To put what I saw in context, you need to know that Aktis is a good natured, spirited, full-steam-ahead dog who would rather apologize later than ask first. (Actually, he’d rather not ever apologize; he prefers letting bygones be bygones.) Aktis would also rather leap first and look or ask questions later. Once he cut his shoulder running heedlessly through brambles. Five stitches. Another time, a bit of barbed wire caught him in the flank. More stitches. Once he injured his back chasing another dog across a sheet of ice.
He’s too cavalier, but he’s not stupid, which is why he’s managed to avoid any major harm to himself. Now nearly nine years old, it appears he’s finally “settling down,” which other shepherd owners have told me they do around 4 or 5. While it’s true that in many matters he had settled down by that age, until recently he’s remained heedless when it comes to taking risks with his own body.
But that’s changing. The first time I noticed it a wave of pleasure swept through me that surprised me with its intensity. I felt pleasure in observing his growing awareness and care of himself. Of course, there was also the pleasure of relief, for now I can worry a little less about him, since he’s worrying a little more about himself. But above all there was the pleasure in seeing Aktis take better care of himself. Who doesn’t like to see that those we love are caring for themselves? (Sadly, it’s not such a common sight.)
The decisive sign came a few weeks ago, down by the snowy creek. Usually he just leaps over or plows through creeks. On this day the snow was piled high on the banks, and there was no easy way across. I went first, crossing the creek in a couple large snowshoe-clad steps. I turned around and to my surprise Aktis not only hadn’t followed right on my heels, he was standing motionless 10 feet back from the far bank, regarding me intently. I watched as he surveyed the creek and considered his plan of action. I could see this was exactly what he was doing, and that’s when I felt the thrill of pleasure run through me, for I suddenly realized how rarely I saw Aktis being thoughtful about mere physical obstacles such as snowy frozen creeks. But there he was, deliberating: Should I go down, through, and up? Or should leap from one bank to the other?
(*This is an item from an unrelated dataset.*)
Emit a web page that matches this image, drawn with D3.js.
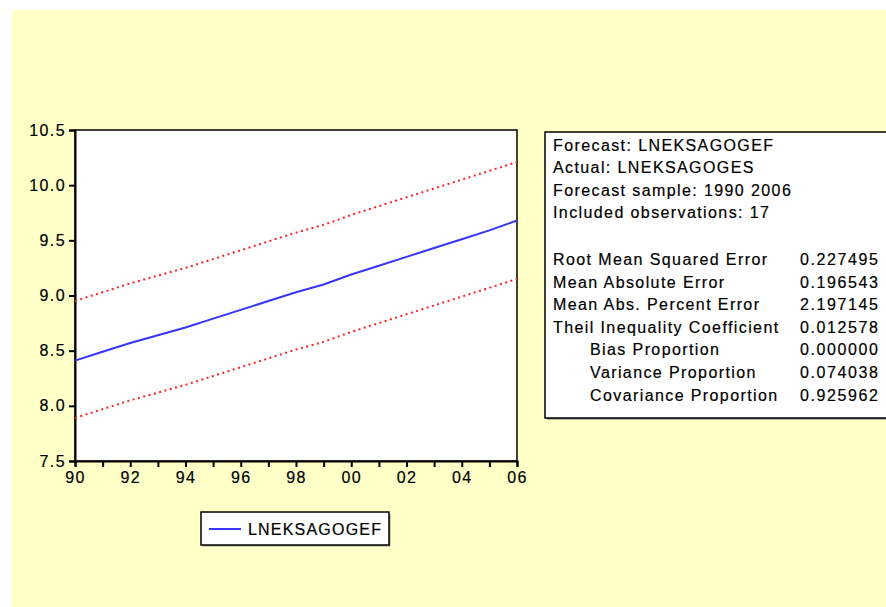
<!DOCTYPE html>
<html>
<head>
<meta charset="utf-8">
<script src="https://cdn.jsdelivr.net/npm/d3@7"></script>
<style>
  body { margin: 0; background: #fff; }
  text { font-family: "Liberation Sans", Arial, sans-serif; fill: #000; stroke: #000; stroke-width: 0.2px; }
</style>
</head>
<body>
<div id="chart"></div>
<script>
const width = 886,
    height = 607;

// forecast years and series
var years = [1990, 1991, 1992, 1993, 1994, 1995, 1996, 1997, 1998, 1999, 2000, 2001, 2002, 2003, 2004, 2005, 2006];
var forecast = [8.41, 8.49, 8.57, 8.64, 8.71, 8.79, 8.87, 8.95, 9.03, 9.10, 9.19, 9.27, 9.35, 9.43, 9.51, 9.59, 9.68];
var upper = [8.95, 9.03, 9.11, 9.18, 9.25, 9.33, 9.41, 9.49, 9.57, 9.64, 9.73, 9.81, 9.89, 9.97, 10.05, 10.13, 10.21];
var lower = [7.89, 7.97, 8.05, 8.12, 8.19, 8.27, 8.35, 8.43, 8.51, 8.58, 8.67, 8.75, 8.83, 8.91, 8.99, 9.07, 9.15];

var yTicks = [7.5, 8.0, 8.5, 9.0, 9.5, 10.0, 10.5];
var seriesName = "LNEKSAGOGEF";

// stats table
var headerLines = ["Forecast: LNEKSAGOGEF", "Actual: LNEKSAGOGES", "Forecast sample: 1990 2006", "Included observations: 17"];
var statLabels = ["Root Mean Squared Error", "Mean Absolute Error", "Mean Abs. Percent Error", "Theil Inequality Coefficient",
                  "Bias Proportion", "Variance Proportion", "Covariance Proportion"];
var statValues = ["0.227495", "0.196543", "2.197145", "0.012578", "0.000000", "0.074038", "0.925962"];
var statIndent = [false, false, false, false, true, true, true];

var fontSize = 16,
    spacing = "1.4px";

var svg = d3.select("#chart").append("svg")
    .attr("width", width)
    .attr("height", height);

svg.append("rect")
    .attr("x", 12).attr("y", 10)
    .attr("width", width - 12).attr("height", height - 10)
    .attr("fill", "#ffffc8");

var plot = {left: 75, top: 130, right: 517, bottom: 461};

var x = d3.scaleLinear().domain([1990, 2006]).range([plot.left, plot.right]);
var y = d3.scaleLinear().domain([7.5, 10.5]).range([plot.bottom, plot.top]);

svg.append("rect")
    .attr("x", plot.left).attr("y", plot.top)
    .attr("width", plot.right - plot.left).attr("height", plot.bottom - plot.top)
    .attr("fill", "white")
    .attr("stroke", "#000")
    .attr("stroke-width", 1.5);

var yAxis = svg.append("g")
    .attr("transform", "translate(" + plot.left + ",0)")
    .call(d3.axisLeft(y).tickValues(yTicks).tickFormat(d3.format(".1f")).tickSize(6).tickPadding(3));

var xAxis = svg.append("g")
    .attr("transform", "translate(0," + plot.bottom + ")")
    .call(d3.axisBottom(x).tickValues(years)
        .tickFormat(d => d % 2 == 0 ? String(d).slice(2) : "")
        .tickSize(6).tickPadding(5));

[yAxis, xAxis].forEach(function (g) {
    g.select(".domain").attr("stroke-width", 2);
    g.selectAll(".tick line").attr("stroke-width", 2);
    g.selectAll("text")
        .attr("font-size", fontSize)
        .attr("letter-spacing", spacing)
        .attr("font-family", "Liberation Sans, Arial, sans-serif");
});

var line = d3.line()
    .x((d, i) => x(years[i]))
    .y(d => y(d));

svg.append("path")
    .datum(upper)
    .attr("fill", "none")
    .attr("stroke", "#ff2020")
    .attr("stroke-width", 2)
    .attr("stroke-dasharray", "2,3.5")
    .attr("d", line);

svg.append("path")
    .datum(lower)
    .attr("fill", "none")
    .attr("stroke", "#ff2020")
    .attr("stroke-width", 2)
    .attr("stroke-dasharray", "2,3.5")
    .attr("d", line);

svg.append("path")
    .datum(forecast)
    .attr("fill", "none")
    .attr("stroke", "#3535ff")
    .attr("stroke-width", 2)
    .attr("d", line);

// legend
var legend = svg.append("g").attr("transform", "translate(201,512)");
legend.append("rect")
    .attr("x", 1.5).attr("y", 1.5).attr("width", 188).attr("height", 33)
    .attr("fill", "#999");
legend.append("rect")
    .attr("width", 188).attr("height", 33)
    .attr("fill", "white").attr("stroke", "#000").attr("stroke-width", 1.5);
legend.append("line")
    .attr("x1", 8).attr("x2", 40).attr("y1", 17).attr("y2", 17)
    .attr("stroke", "#3535ff").attr("stroke-width", 2);
legend.append("text")
    .attr("x", 47).attr("y", 23)
    .attr("font-size", fontSize)
    .attr("letter-spacing", "1.2px")
    .text(seriesName);

// forecast evaluation box
var box = svg.append("g").attr("transform", "translate(545,132)");
box.append("rect")
    .attr("x", 1.5).attr("y", 1.5).attr("width", 360).attr("height", 286)
    .attr("fill", "#777");
box.append("rect")
    .attr("width", 360).attr("height", 286)
    .attr("fill", "white").attr("stroke", "#000").attr("stroke-width", 1.5);

box.selectAll("text.head")
    .data(headerLines)
    .join("text")
    .attr("class", "head")
    .attr("x", 8)
    .attr("y", (d, i) => 19 + i * 22.3)
    .attr("font-size", fontSize)
    .attr("letter-spacing", spacing)
    .text(d => d);

box.selectAll("text.lab")
    .data(statLabels)
    .join("text")
    .attr("class", "lab")
    .attr("x", (d, i) => statIndent[i] ? 45 : 8)
    .attr("y", (d, i) => 133 + i * 22.6)
    .attr("font-size", fontSize)
    .attr("letter-spacing", spacing)
    .text(d => d);

box.selectAll("text.val")
    .data(statValues)
    .join("text")
    .attr("class", "val")
    .attr("x", 255)
    .attr("y", (d, i) => 133 + i * 22.6)
    .attr("font-size", fontSize)
    .attr("letter-spacing", "1.6px")
    .text(d => d);
</script>
</body>
</html>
After a long pause, I offered him an encouraging word, calm but upbeat, “Hey there, Aktis, let’s go—careful!” (“Careful” is a word I’ve been using in situations where I want him to exercise caution.) He backed up, paused again, and then ran to the edge and carefully but gracefully leapt over to my side. He didn’t stick the landing perfectly, but it was pretty damn good considering he was landing on a load of soft snow.
I called him to me and scratched him along his neck and flank as I praised him for keeping his wits about him and making a good job of it. It’s good to see him growing wise about such matters—before he’s dead.